▸ Short problem:
Below, find the line containing "Emit a Python" and the line containing "from matplotlib.patches import"; reproduce exactly those two and every line between them, omitting pictures.

▸ Exercise inputs:

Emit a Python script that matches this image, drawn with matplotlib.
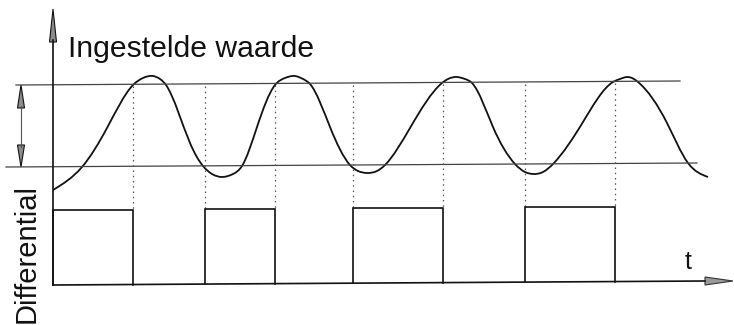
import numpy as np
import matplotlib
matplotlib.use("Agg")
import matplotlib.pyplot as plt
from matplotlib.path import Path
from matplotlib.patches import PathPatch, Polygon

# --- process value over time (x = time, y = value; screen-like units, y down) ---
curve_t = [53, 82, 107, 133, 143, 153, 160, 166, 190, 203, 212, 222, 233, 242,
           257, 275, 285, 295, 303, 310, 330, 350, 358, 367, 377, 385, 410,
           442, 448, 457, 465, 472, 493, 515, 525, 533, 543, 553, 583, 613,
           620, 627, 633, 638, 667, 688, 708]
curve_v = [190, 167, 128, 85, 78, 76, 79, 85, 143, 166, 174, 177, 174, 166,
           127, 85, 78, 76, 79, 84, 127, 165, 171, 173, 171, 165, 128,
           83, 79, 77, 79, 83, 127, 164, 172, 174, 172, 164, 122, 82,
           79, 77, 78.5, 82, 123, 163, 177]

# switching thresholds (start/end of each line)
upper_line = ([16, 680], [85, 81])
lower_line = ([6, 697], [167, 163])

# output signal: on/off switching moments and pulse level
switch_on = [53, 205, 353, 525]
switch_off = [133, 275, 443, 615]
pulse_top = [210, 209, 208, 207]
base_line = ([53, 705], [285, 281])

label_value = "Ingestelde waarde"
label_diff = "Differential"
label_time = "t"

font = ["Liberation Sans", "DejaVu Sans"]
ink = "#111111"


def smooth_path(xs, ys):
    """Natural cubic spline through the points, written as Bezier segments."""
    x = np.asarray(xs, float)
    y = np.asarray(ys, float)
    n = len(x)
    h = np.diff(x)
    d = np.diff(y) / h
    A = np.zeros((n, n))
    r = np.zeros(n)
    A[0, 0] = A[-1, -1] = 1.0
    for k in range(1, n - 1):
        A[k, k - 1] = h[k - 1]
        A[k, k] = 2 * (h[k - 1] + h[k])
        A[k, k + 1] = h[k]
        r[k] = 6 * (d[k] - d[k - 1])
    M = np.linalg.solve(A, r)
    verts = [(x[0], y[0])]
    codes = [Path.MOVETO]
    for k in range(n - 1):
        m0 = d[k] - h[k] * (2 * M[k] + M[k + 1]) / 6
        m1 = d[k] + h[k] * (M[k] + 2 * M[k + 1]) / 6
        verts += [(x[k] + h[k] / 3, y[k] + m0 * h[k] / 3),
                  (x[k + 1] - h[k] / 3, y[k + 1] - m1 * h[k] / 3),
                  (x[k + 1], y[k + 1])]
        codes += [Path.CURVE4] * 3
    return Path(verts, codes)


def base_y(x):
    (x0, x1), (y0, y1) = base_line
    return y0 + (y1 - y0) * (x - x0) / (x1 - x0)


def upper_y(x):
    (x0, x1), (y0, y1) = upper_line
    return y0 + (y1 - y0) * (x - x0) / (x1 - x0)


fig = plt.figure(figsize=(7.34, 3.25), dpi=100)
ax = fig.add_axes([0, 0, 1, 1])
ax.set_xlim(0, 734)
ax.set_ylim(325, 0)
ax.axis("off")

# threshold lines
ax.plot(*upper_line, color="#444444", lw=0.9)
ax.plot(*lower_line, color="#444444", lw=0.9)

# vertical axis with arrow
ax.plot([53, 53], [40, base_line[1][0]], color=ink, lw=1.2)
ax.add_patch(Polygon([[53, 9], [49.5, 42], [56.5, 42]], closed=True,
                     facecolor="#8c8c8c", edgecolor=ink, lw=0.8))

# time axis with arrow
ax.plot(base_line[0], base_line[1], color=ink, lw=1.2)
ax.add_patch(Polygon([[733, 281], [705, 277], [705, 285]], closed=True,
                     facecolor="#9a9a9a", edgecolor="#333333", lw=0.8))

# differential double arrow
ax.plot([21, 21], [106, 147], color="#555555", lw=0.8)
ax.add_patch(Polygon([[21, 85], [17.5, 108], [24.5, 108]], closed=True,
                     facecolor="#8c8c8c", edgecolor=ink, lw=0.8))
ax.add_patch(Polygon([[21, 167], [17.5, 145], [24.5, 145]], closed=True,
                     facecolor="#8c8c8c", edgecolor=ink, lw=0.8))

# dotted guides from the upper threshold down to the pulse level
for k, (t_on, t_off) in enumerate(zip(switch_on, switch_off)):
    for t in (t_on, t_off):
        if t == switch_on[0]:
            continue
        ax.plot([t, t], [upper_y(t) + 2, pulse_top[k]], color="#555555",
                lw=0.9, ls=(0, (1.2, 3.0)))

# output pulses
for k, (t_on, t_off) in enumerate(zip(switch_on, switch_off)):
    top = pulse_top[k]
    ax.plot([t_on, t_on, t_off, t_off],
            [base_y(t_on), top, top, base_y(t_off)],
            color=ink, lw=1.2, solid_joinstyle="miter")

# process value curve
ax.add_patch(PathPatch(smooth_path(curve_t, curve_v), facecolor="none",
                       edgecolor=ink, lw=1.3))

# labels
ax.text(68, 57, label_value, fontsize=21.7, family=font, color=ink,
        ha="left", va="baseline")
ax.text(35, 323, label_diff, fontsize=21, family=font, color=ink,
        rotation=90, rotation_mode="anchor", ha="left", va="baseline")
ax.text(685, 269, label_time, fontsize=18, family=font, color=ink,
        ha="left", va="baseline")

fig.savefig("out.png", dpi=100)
--
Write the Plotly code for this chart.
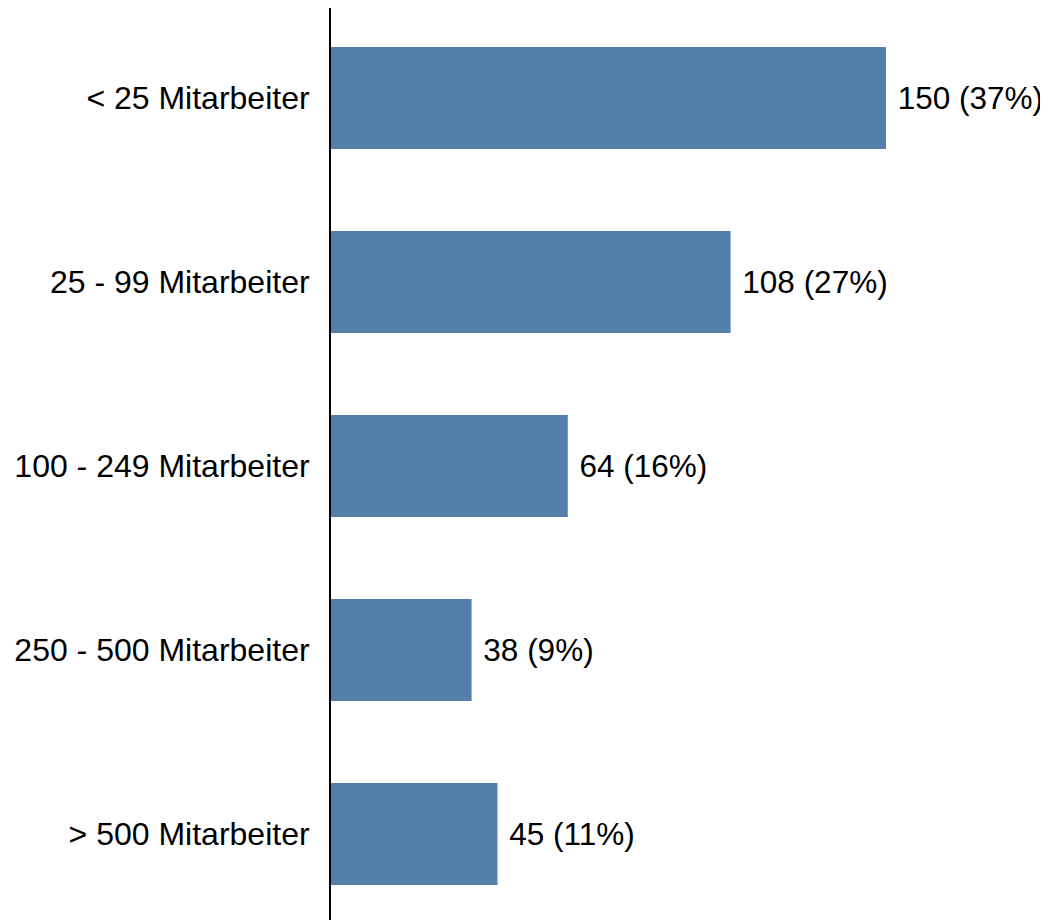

▸ Full output:
Emit a Python script that matches this image, drawn with matplotlib.
import numpy as np
import matplotlib
matplotlib.use("Agg")
import matplotlib.pyplot as plt
from matplotlib.path import Path
from matplotlib.patches import PathPatch, Polygon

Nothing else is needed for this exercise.